• **SET PROBLEM**:
Repeat everything in the material exactly.

## start GIVEN MATERIAL

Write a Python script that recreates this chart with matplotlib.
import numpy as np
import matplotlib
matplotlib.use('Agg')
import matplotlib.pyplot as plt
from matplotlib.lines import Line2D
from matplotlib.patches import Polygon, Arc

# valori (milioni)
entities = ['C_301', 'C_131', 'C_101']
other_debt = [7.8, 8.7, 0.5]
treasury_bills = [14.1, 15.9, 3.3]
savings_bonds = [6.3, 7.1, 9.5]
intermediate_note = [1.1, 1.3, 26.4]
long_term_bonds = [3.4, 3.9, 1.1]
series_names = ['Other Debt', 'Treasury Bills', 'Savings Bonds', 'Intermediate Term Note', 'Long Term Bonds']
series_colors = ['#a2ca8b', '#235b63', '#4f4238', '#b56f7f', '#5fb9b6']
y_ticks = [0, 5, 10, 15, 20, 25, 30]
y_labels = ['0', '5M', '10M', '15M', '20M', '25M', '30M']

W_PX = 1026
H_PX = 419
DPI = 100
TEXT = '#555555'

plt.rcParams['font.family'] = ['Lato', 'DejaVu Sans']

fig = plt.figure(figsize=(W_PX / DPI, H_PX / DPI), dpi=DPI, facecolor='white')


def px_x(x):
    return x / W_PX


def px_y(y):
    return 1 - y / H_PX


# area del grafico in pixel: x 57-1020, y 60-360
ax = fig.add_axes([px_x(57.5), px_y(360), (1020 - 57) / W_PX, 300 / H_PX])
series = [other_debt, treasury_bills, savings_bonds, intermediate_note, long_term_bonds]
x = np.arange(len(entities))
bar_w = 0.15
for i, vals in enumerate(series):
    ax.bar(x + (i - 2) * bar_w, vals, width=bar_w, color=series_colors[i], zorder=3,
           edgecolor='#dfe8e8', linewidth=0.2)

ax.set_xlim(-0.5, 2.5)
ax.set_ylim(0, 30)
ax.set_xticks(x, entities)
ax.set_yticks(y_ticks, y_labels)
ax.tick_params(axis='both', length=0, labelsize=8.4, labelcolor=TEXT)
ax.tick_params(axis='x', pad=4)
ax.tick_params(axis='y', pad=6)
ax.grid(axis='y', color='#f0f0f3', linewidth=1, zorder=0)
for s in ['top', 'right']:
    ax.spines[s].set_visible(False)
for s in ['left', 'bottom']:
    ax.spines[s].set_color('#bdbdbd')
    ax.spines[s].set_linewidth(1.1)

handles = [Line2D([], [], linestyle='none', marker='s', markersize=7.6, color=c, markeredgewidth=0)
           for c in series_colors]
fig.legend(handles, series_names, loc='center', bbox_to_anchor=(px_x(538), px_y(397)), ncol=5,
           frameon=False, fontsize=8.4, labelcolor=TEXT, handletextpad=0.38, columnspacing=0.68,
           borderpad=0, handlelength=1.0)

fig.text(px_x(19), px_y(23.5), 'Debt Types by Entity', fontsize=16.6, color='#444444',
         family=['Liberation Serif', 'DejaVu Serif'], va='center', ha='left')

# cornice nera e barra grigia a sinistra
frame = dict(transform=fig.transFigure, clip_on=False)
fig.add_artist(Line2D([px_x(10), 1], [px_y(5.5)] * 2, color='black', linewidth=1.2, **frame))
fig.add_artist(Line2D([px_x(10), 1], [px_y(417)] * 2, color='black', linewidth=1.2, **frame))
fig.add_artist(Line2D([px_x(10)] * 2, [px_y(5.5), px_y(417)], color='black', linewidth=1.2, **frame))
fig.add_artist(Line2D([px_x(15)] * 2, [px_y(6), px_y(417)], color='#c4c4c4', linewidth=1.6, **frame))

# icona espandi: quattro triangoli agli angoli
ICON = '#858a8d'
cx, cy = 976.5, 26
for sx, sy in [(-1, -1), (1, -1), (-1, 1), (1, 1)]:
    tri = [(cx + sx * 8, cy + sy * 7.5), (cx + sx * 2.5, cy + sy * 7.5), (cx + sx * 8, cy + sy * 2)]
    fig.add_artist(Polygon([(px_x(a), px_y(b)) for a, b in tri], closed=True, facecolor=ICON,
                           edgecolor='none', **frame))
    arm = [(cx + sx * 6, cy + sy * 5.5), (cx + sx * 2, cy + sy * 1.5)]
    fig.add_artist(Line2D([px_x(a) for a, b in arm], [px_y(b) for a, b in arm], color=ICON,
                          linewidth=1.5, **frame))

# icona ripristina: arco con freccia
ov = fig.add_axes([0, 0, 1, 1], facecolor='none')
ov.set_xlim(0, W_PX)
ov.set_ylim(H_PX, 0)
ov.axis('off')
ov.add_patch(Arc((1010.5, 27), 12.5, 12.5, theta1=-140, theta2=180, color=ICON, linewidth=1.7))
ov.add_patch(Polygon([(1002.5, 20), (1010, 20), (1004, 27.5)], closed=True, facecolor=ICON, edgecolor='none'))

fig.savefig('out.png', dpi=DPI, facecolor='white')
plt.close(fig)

## end GIVEN MATERIAL

• **THE SOLUTION**:
Write a Python script that recreates this chart with matplotlib.
import numpy as np
import matplotlib
matplotlib.use('Agg')
import matplotlib.pyplot as plt
from matplotlib.lines import Line2D
from matplotlib.patches import Polygon, Arc

# valori (milioni)
entities = ['C_301', 'C_131', 'C_101']
other_debt = [7.8, 8.7, 0.5]
treasury_bills = [14.1, 15.9, 3.3]
savings_bonds = [6.3, 7.1, 9.5]
intermediate_note = [1.1, 1.3, 26.4]
long_term_bonds = [3.4, 3.9, 1.1]
series_names = ['Other Debt', 'Treasury Bills', 'Savings Bonds', 'Intermediate Term Note', 'Long Term Bonds']
series_colors = ['#a2ca8b', '#235b63', '#4f4238', '#b56f7f', '#5fb9b6']
y_ticks = [0, 5, 10, 15, 20, 25, 30]
y_labels = ['0', '5M', '10M', '15M', '20M', '25M', '30M']

W_PX = 1026
H_PX = 419
DPI = 100
TEXT = '#555555'

plt.rcParams['font.family'] = ['Lato', 'DejaVu Sans']

fig = plt.figure(figsize=(W_PX / DPI, H_PX / DPI), dpi=DPI, facecolor='white')


def px_x(x):
    return x / W_PX


def px_y(y):
    return 1 - y / H_PX


# area del grafico in pixel: x 57-1020, y 60-360
ax = fig.add_axes([px_x(57.5), px_y(360), (1020 - 57) / W_PX, 300 / H_PX])
series = [other_debt, treasury_bills, savings_bonds, intermediate_note, long_term_bonds]
x = np.arange(len(entities))
bar_w = 0.15
for i, vals in enumerate(series):
    ax.bar(x + (i - 2) * bar_w, vals, width=bar_w, color=series_colors[i], zorder=3,
           edgecolor='#dfe8e8', linewidth=0.2)

ax.set_xlim(-0.5, 2.5)
ax.set_ylim(0, 30)
ax.set_xticks(x, entities)
ax.set_yticks(y_ticks, y_labels)
ax.tick_params(axis='both', length=0, labelsize=8.4, labelcolor=TEXT)
ax.tick_params(axis='x', pad=4)
ax.tick_params(axis='y', pad=6)
ax.grid(axis='y', color='#f0f0f3', linewidth=1, zorder=0)
for s in ['top', 'right']:
    ax.spines[s].set_visible(False)
for s in ['left', 'bottom']:
    ax.spines[s].set_color('#bdbdbd')
    ax.spines[s].set_linewidth(1.1)

handles = [Line2D([], [], linestyle='none', marker='s', markersize=7.6, color=c, markeredgewidth=0)
           for c in series_colors]
fig.legend(handles, series_names, loc='center', bbox_to_anchor=(px_x(538), px_y(397)), ncol=5,
           frameon=False, fontsize=8.4, labelcolor=TEXT, handletextpad=0.38, columnspacing=0.68,
           borderpad=0, handlelength=1.0)

fig.text(px_x(19), px_y(23.5), 'Debt Types by Entity', fontsize=16.6, color='#444444',
         family=['Liberation Serif', 'DejaVu Serif'], va='center', ha='left')

# cornice nera e barra grigia a sinistra
frame = dict(transform=fig.transFigure, clip_on=False)
fig.add_artist(Line2D([px_x(10), 1], [px_y(5.5)] * 2, color='black', linewidth=1.2, **frame))
fig.add_artist(Line2D([px_x(10), 1], [px_y(417)] * 2, color='black', linewidth=1.2, **frame))
fig.add_artist(Line2D([px_x(10)] * 2, [px_y(5.5), px_y(417)], color='black', linewidth=1.2, **frame))
fig.add_artist(Line2D([px_x(15)] * 2, [px_y(6), px_y(417)], color='#c4c4c4', linewidth=1.6, **frame))

# icona espandi: quattro triangoli agli angoli
ICON = '#858a8d'
cx, cy = 976.5, 26
for sx, sy in [(-1, -1), (1, -1), (-1, 1), (1, 1)]:
    tri = [(cx + sx * 8, cy + sy * 7.5), (cx + sx * 2.5, cy + sy * 7.5), (cx + sx * 8, cy + sy * 2)]
    fig.add_artist(Polygon([(px_x(a), px_y(b)) for a, b in tri], closed=True, facecolor=ICON,
                           edgecolor='none', **frame))
    arm = [(cx + sx * 6, cy + sy * 5.5), (cx + sx * 2, cy + sy * 1.5)]
    fig.add_artist(Line2D([px_x(a) for a, b in arm], [px_y(b) for a, b in arm], color=ICON,
                          linewidth=1.5, **frame))

# icona ripristina: arco con freccia
ov = fig.add_axes([0, 0, 1, 1], facecolor='none')
ov.set_xlim(0, W_PX)
ov.set_ylim(H_PX, 0)
ov.axis('off')
ov.add_patch(Arc((1010.5, 27), 12.5, 12.5, theta1=-140, theta2=180, color=ICON, linewidth=1.7))
ov.add_patch(Polygon([(1002.5, 20), (1010, 20), (1004, 27.5)], closed=True, facecolor=ICON, edgecolor='none'))

fig.savefig('out.png', dpi=DPI, facecolor='white')
plt.close(fig)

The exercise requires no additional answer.